# Stated goal:
Emit the data below verbatim, stripping out any pictures.

# Source code of charts:
** BEGIN **
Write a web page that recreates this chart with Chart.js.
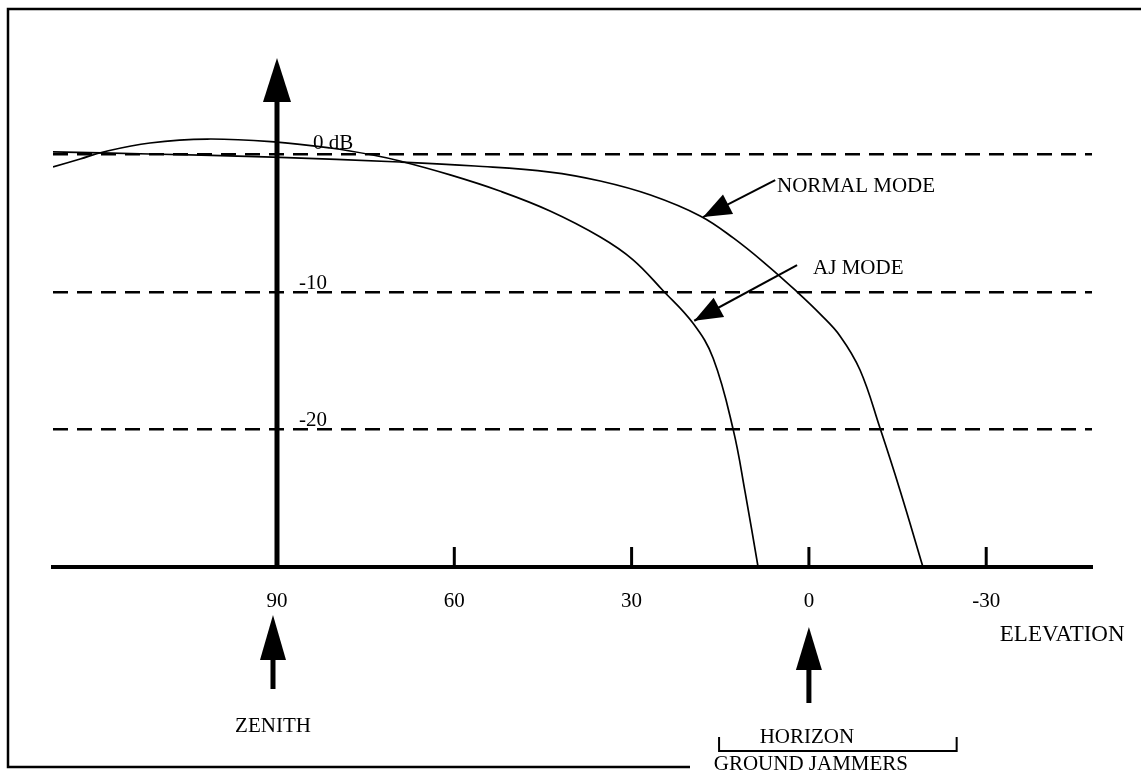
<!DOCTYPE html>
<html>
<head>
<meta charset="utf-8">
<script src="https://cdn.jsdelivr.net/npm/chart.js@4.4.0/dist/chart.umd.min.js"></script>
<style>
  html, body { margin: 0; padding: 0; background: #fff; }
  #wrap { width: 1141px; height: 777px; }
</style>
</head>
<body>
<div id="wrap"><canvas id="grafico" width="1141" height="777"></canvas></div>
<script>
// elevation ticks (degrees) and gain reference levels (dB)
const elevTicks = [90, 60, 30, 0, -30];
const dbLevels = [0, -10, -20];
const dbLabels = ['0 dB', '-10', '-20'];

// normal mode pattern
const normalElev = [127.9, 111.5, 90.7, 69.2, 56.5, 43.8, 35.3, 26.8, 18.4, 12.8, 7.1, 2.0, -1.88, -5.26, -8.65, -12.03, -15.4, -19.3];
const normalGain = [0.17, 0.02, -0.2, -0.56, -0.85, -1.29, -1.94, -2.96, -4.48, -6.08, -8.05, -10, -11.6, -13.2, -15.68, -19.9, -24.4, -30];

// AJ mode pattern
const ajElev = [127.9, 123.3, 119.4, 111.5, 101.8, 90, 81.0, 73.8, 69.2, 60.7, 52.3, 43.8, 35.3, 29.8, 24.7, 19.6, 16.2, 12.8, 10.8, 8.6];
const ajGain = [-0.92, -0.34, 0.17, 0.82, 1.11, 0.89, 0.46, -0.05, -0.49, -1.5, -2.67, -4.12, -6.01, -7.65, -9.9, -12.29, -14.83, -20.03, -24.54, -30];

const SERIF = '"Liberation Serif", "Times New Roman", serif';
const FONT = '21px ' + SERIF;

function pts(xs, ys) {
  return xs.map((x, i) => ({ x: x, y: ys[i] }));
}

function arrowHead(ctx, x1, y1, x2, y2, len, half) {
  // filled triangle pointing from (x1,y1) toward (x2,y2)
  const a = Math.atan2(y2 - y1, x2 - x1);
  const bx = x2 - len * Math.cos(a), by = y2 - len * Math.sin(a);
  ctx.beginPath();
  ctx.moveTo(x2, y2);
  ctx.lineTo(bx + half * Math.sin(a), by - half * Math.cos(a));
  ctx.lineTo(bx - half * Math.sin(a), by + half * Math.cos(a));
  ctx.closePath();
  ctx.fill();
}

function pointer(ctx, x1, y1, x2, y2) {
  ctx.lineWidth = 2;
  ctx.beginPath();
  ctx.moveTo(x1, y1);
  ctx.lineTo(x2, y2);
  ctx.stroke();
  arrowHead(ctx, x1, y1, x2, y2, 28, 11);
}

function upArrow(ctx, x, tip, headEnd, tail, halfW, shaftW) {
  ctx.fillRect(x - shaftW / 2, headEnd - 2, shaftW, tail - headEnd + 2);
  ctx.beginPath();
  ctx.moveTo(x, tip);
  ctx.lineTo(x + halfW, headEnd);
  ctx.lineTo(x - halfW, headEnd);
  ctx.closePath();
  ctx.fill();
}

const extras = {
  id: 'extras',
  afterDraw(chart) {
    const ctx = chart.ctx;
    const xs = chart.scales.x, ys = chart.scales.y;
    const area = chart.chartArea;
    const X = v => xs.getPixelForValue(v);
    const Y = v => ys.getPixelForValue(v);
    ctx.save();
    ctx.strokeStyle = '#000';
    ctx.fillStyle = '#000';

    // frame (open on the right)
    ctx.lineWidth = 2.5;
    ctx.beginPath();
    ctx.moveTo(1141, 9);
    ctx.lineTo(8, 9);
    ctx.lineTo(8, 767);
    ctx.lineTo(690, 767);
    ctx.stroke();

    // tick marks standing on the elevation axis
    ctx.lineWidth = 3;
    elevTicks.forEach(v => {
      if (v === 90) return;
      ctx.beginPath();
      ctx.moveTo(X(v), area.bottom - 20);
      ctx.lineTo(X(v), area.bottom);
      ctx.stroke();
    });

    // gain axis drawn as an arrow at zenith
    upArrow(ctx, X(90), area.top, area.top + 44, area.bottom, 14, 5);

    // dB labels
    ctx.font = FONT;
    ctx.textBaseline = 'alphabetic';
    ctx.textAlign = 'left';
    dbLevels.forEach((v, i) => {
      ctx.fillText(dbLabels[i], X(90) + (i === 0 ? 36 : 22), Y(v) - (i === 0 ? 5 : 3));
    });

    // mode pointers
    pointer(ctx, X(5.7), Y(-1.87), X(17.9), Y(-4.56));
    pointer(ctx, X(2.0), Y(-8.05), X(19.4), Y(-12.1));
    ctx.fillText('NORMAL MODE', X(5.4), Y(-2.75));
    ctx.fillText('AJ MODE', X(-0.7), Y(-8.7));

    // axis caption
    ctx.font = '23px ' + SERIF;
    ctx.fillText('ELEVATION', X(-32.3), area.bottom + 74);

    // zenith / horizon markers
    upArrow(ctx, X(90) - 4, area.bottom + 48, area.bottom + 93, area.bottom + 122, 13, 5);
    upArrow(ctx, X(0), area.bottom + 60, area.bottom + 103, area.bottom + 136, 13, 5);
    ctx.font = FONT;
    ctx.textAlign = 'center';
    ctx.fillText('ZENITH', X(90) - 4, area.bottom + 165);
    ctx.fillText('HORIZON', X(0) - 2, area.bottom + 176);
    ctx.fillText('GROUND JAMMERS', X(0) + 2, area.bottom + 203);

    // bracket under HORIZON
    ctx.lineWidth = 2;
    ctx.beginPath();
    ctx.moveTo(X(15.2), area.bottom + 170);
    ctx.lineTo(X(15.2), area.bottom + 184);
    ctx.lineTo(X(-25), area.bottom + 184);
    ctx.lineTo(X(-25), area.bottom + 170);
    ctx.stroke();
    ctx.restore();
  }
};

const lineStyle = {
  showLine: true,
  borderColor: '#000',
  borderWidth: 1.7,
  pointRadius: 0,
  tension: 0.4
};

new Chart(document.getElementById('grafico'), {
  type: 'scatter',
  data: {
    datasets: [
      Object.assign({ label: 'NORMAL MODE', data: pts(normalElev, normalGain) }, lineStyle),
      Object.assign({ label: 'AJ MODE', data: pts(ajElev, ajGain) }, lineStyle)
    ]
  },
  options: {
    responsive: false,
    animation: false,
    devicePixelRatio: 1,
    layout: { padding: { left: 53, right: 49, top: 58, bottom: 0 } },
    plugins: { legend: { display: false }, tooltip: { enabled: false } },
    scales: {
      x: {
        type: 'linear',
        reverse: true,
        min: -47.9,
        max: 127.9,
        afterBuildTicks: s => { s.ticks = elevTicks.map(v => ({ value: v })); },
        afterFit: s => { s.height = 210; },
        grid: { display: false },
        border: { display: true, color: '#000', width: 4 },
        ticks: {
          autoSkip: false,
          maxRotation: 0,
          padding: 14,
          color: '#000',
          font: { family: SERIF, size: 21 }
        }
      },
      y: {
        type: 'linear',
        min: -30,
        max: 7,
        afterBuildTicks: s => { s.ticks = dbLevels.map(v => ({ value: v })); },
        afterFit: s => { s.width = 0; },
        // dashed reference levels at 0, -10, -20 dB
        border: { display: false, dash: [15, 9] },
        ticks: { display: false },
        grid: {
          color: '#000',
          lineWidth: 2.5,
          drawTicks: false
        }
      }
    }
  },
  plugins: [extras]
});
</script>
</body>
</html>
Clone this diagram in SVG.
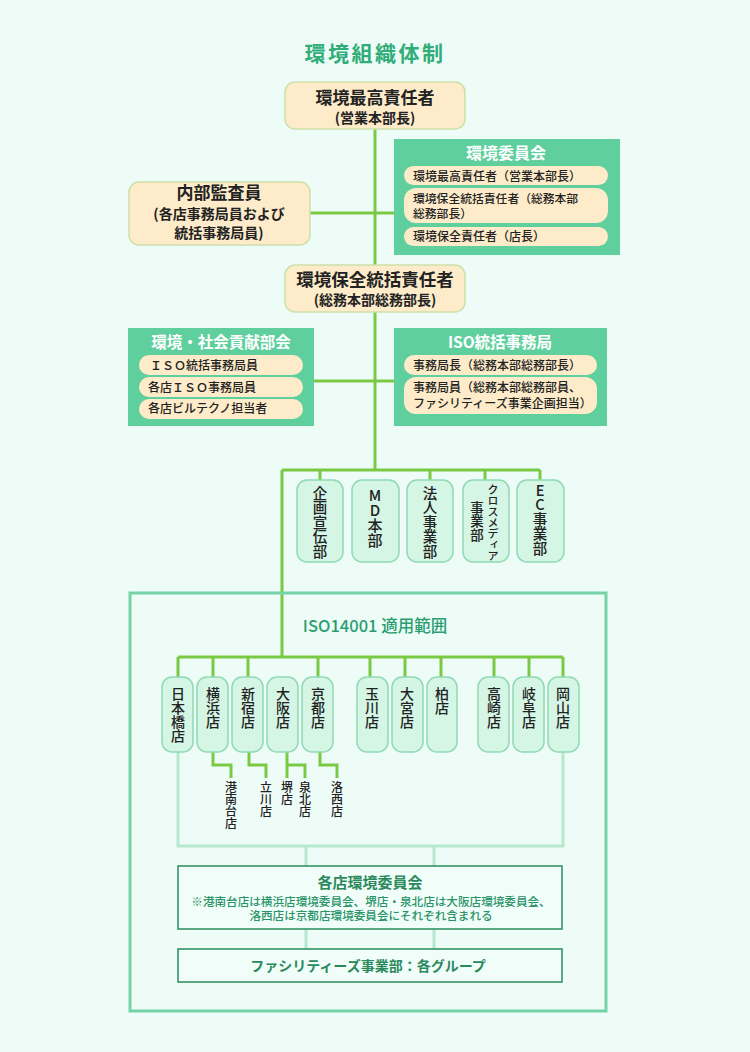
** END **
# Correct output:
Write a web page that recreates this chart with Chart.js.
<!DOCTYPE html>
<html>
<head>
<meta charset="utf-8">
<script src="https://cdn.jsdelivr.net/npm/chart.js@4.4.0/dist/chart.umd.min.js"></script>
<style>
  html, body { margin: 0; padding: 0; background: #fff; }
  #wrap { width: 1141px; height: 777px; }
</style>
</head>
<body>
<div id="wrap"><canvas id="grafico" width="1141" height="777"></canvas></div>
<script>
// elevation ticks (degrees) and gain reference levels (dB)
const elevTicks = [90, 60, 30, 0, -30];
const dbLevels = [0, -10, -20];
const dbLabels = ['0 dB', '-10', '-20'];

// normal mode pattern
const normalElev = [127.9, 111.5, 90.7, 69.2, 56.5, 43.8, 35.3, 26.8, 18.4, 12.8, 7.1, 2.0, -1.88, -5.26, -8.65, -12.03, -15.4, -19.3];
const normalGain = [0.17, 0.02, -0.2, -0.56, -0.85, -1.29, -1.94, -2.96, -4.48, -6.08, -8.05, -10, -11.6, -13.2, -15.68, -19.9, -24.4, -30];

// AJ mode pattern
const ajElev = [127.9, 123.3, 119.4, 111.5, 101.8, 90, 81.0, 73.8, 69.2, 60.7, 52.3, 43.8, 35.3, 29.8, 24.7, 19.6, 16.2, 12.8, 10.8, 8.6];
const ajGain = [-0.92, -0.34, 0.17, 0.82, 1.11, 0.89, 0.46, -0.05, -0.49, -1.5, -2.67, -4.12, -6.01, -7.65, -9.9, -12.29, -14.83, -20.03, -24.54, -30];

const SERIF = '"Liberation Serif", "Times New Roman", serif';
const FONT = '21px ' + SERIF;

function pts(xs, ys) {
  return xs.map((x, i) => ({ x: x, y: ys[i] }));
}

function arrowHead(ctx, x1, y1, x2, y2, len, half) {
  // filled triangle pointing from (x1,y1) toward (x2,y2)
  const a = Math.atan2(y2 - y1, x2 - x1);
  const bx = x2 - len * Math.cos(a), by = y2 - len * Math.sin(a);
  ctx.beginPath();
  ctx.moveTo(x2, y2);
  ctx.lineTo(bx + half * Math.sin(a), by - half * Math.cos(a));
  ctx.lineTo(bx - half * Math.sin(a), by + half * Math.cos(a));
  ctx.closePath();
  ctx.fill();
}

function pointer(ctx, x1, y1, x2, y2) {
  ctx.lineWidth = 2;
  ctx.beginPath();
  ctx.moveTo(x1, y1);
  ctx.lineTo(x2, y2);
  ctx.stroke();
  arrowHead(ctx, x1, y1, x2, y2, 28, 11);
}

function upArrow(ctx, x, tip, headEnd, tail, halfW, shaftW) {
  ctx.fillRect(x - shaftW / 2, headEnd - 2, shaftW, tail - headEnd + 2);
  ctx.beginPath();
  ctx.moveTo(x, tip);
  ctx.lineTo(x + halfW, headEnd);
  ctx.lineTo(x - halfW, headEnd);
  ctx.closePath();
  ctx.fill();
}

const extras = {
  id: 'extras',
  afterDraw(chart) {
    const ctx = chart.ctx;
    const xs = chart.scales.x, ys = chart.scales.y;
    const area = chart.chartArea;
    const X = v => xs.getPixelForValue(v);
    const Y = v => ys.getPixelForValue(v);
    ctx.save();
    ctx.strokeStyle = '#000';
    ctx.fillStyle = '#000';

    // frame (open on the right)
    ctx.lineWidth = 2.5;
    ctx.beginPath();
    ctx.moveTo(1141, 9);
    ctx.lineTo(8, 9);
    ctx.lineTo(8, 767);
    ctx.lineTo(690, 767);
    ctx.stroke();

    // tick marks standing on the elevation axis
    ctx.lineWidth = 3;
    elevTicks.forEach(v => {
      if (v === 90) return;
      ctx.beginPath();
      ctx.moveTo(X(v), area.bottom - 20);
      ctx.lineTo(X(v), area.bottom);
      ctx.stroke();
    });

    // gain axis drawn as an arrow at zenith
    upArrow(ctx, X(90), area.top, area.top + 44, area.bottom, 14, 5);

    // dB labels
    ctx.font = FONT;
    ctx.textBaseline = 'alphabetic';
    ctx.textAlign = 'left';
    dbLevels.forEach((v, i) => {
      ctx.fillText(dbLabels[i], X(90) + (i === 0 ? 36 : 22), Y(v) - (i === 0 ? 5 : 3));
    });

    // mode pointers
    pointer(ctx, X(5.7), Y(-1.87), X(17.9), Y(-4.56));
    pointer(ctx, X(2.0), Y(-8.05), X(19.4), Y(-12.1));
    ctx.fillText('NORMAL MODE', X(5.4), Y(-2.75));
    ctx.fillText('AJ MODE', X(-0.7), Y(-8.7));

    // axis caption
    ctx.font = '23px ' + SERIF;
    ctx.fillText('ELEVATION', X(-32.3), area.bottom + 74);

    // zenith / horizon markers
    upArrow(ctx, X(90) - 4, area.bottom + 48, area.bottom + 93, area.bottom + 122, 13, 5);
    upArrow(ctx, X(0), area.bottom + 60, area.bottom + 103, area.bottom + 136, 13, 5);
    ctx.font = FONT;
    ctx.textAlign = 'center';
    ctx.fillText('ZENITH', X(90) - 4, area.bottom + 165);
    ctx.fillText('HORIZON', X(0) - 2, area.bottom + 176);
    ctx.fillText('GROUND JAMMERS', X(0) + 2, area.bottom + 203);

    // bracket under HORIZON
    ctx.lineWidth = 2;
    ctx.beginPath();
    ctx.moveTo(X(15.2), area.bottom + 170);
    ctx.lineTo(X(15.2), area.bottom + 184);
    ctx.lineTo(X(-25), area.bottom + 184);
    ctx.lineTo(X(-25), area.bottom + 170);
    ctx.stroke();
    ctx.restore();
  }
};

const lineStyle = {
  showLine: true,
  borderColor: '#000',
  borderWidth: 1.7,
  pointRadius: 0,
  tension: 0.4
};

new Chart(document.getElementById('grafico'), {
  type: 'scatter',
  data: {
    datasets: [
      Object.assign({ label: 'NORMAL MODE', data: pts(normalElev, normalGain) }, lineStyle),
      Object.assign({ label: 'AJ MODE', data: pts(ajElev, ajGain) }, lineStyle)
    ]
  },
  options: {
    responsive: false,
    animation: false,
    devicePixelRatio: 1,
    layout: { padding: { left: 53, right: 49, top: 58, bottom: 0 } },
    plugins: { legend: { display: false }, tooltip: { enabled: false } },
    scales: {
      x: {
        type: 'linear',
        reverse: true,
        min: -47.9,
        max: 127.9,
        afterBuildTicks: s => { s.ticks = elevTicks.map(v => ({ value: v })); },
        afterFit: s => { s.height = 210; },
        grid: { display: false },
        border: { display: true, color: '#000', width: 4 },
        ticks: {
          autoSkip: false,
          maxRotation: 0,
          padding: 14,
          color: '#000',
          font: { family: SERIF, size: 21 }
        }
      },
      y: {
        type: 'linear',
        min: -30,
        max: 7,
        afterBuildTicks: s => { s.ticks = dbLevels.map(v => ({ value: v })); },
        afterFit: s => { s.width = 0; },
        // dashed reference levels at 0, -10, -20 dB
        border: { display: false, dash: [15, 9] },
        ticks: { display: false },
        grid: {
          color: '#000',
          lineWidth: 2.5,
          drawTicks: false
        }
      }
    }
  },
  plugins: [extras]
});
</script>
</body>
</html>
Clone this diagram in SVG.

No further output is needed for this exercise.